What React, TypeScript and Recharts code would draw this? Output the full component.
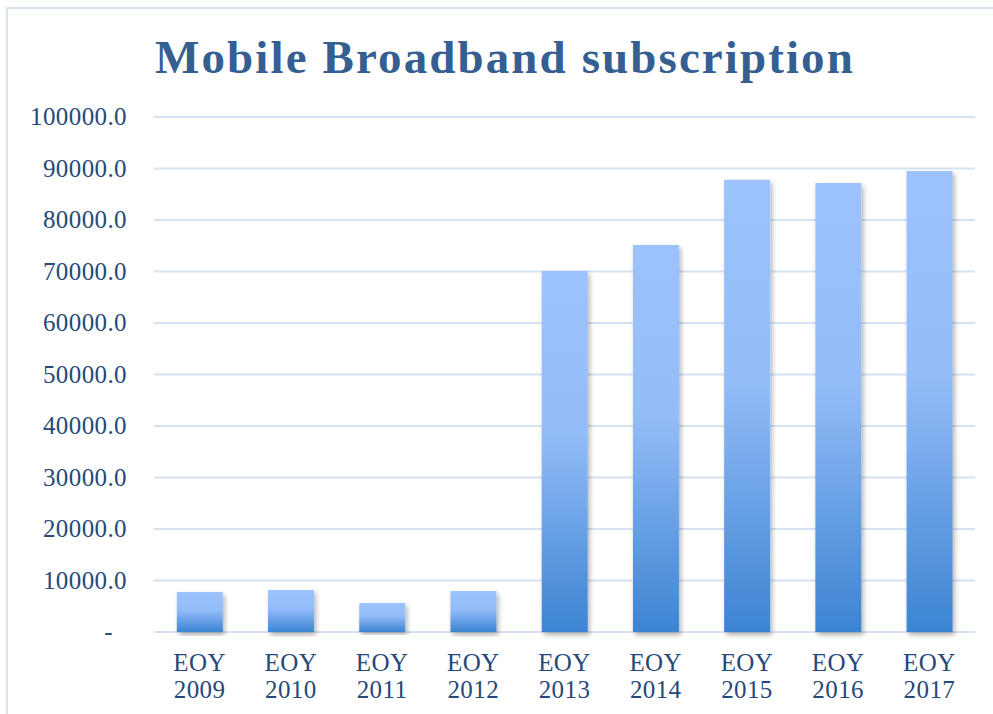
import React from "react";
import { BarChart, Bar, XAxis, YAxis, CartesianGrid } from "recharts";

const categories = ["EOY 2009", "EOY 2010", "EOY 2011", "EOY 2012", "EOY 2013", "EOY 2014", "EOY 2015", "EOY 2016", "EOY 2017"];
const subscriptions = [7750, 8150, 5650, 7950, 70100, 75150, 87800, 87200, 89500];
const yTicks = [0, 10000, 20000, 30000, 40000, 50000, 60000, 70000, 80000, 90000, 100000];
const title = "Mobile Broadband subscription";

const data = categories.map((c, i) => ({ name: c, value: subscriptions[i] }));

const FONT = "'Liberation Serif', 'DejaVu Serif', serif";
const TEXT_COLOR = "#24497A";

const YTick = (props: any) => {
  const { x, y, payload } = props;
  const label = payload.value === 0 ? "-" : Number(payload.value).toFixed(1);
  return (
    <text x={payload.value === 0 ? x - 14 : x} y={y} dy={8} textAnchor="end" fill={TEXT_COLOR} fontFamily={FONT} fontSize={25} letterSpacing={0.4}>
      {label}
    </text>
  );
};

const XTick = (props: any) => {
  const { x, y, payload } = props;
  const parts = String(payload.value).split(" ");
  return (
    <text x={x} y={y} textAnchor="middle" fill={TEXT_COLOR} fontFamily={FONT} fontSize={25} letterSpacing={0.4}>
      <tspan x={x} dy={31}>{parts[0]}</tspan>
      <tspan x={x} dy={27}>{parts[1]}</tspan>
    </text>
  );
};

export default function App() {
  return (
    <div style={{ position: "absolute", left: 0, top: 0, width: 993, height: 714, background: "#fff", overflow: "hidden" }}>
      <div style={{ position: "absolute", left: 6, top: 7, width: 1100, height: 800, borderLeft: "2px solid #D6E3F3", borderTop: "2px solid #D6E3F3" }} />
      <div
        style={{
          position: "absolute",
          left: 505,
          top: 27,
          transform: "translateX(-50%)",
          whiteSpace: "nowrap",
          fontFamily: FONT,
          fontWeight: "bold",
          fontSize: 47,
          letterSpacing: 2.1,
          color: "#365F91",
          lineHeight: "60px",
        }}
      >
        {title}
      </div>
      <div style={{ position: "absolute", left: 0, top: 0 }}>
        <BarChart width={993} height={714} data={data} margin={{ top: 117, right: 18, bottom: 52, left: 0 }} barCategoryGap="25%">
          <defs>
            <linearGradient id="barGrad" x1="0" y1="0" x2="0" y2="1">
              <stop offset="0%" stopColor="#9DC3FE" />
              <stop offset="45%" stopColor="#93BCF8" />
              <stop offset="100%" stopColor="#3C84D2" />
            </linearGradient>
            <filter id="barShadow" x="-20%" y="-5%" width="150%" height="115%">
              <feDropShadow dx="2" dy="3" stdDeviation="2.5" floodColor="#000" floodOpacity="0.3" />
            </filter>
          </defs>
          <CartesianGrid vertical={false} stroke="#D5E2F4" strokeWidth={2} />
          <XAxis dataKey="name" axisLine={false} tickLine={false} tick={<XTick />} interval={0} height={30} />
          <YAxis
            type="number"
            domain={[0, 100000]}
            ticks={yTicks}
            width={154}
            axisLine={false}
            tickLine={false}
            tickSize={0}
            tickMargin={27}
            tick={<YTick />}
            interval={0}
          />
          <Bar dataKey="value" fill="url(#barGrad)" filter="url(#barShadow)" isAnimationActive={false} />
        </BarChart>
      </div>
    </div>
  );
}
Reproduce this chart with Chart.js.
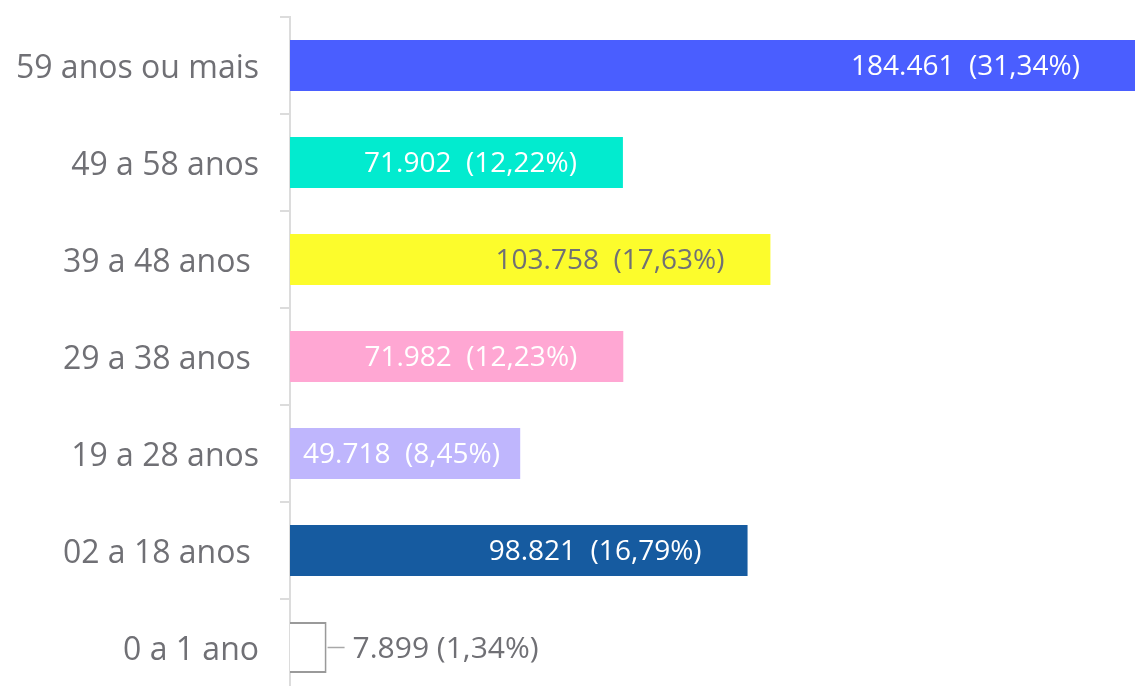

·····

▶ THE TASK: Leave the pictures out and please restate exactly the lines running from the start of the material through the one with "const data = categories.map((c, i)".

▶ WRITTEN REPLY:
What React, TypeScript and Recharts code would draw this? Output the full component.
import React from "react";
import { BarChart, Bar, XAxis, YAxis, CartesianGrid } from "recharts";

const categories = ["EOY 2009", "EOY 2010", "EOY 2011", "EOY 2012", "EOY 2013", "EOY 2014", "EOY 2015", "EOY 2016", "EOY 2017"];
const subscriptions = [7750, 8150, 5650, 7950, 70100, 75150, 87800, 87200, 89500];
const yTicks = [0, 10000, 20000, 30000, 40000, 50000, 60000, 70000, 80000, 90000, 100000];
const title = "Mobile Broadband subscription";

const data = categories.map((c, i) => ({ name: c, value: subscriptions[i] }));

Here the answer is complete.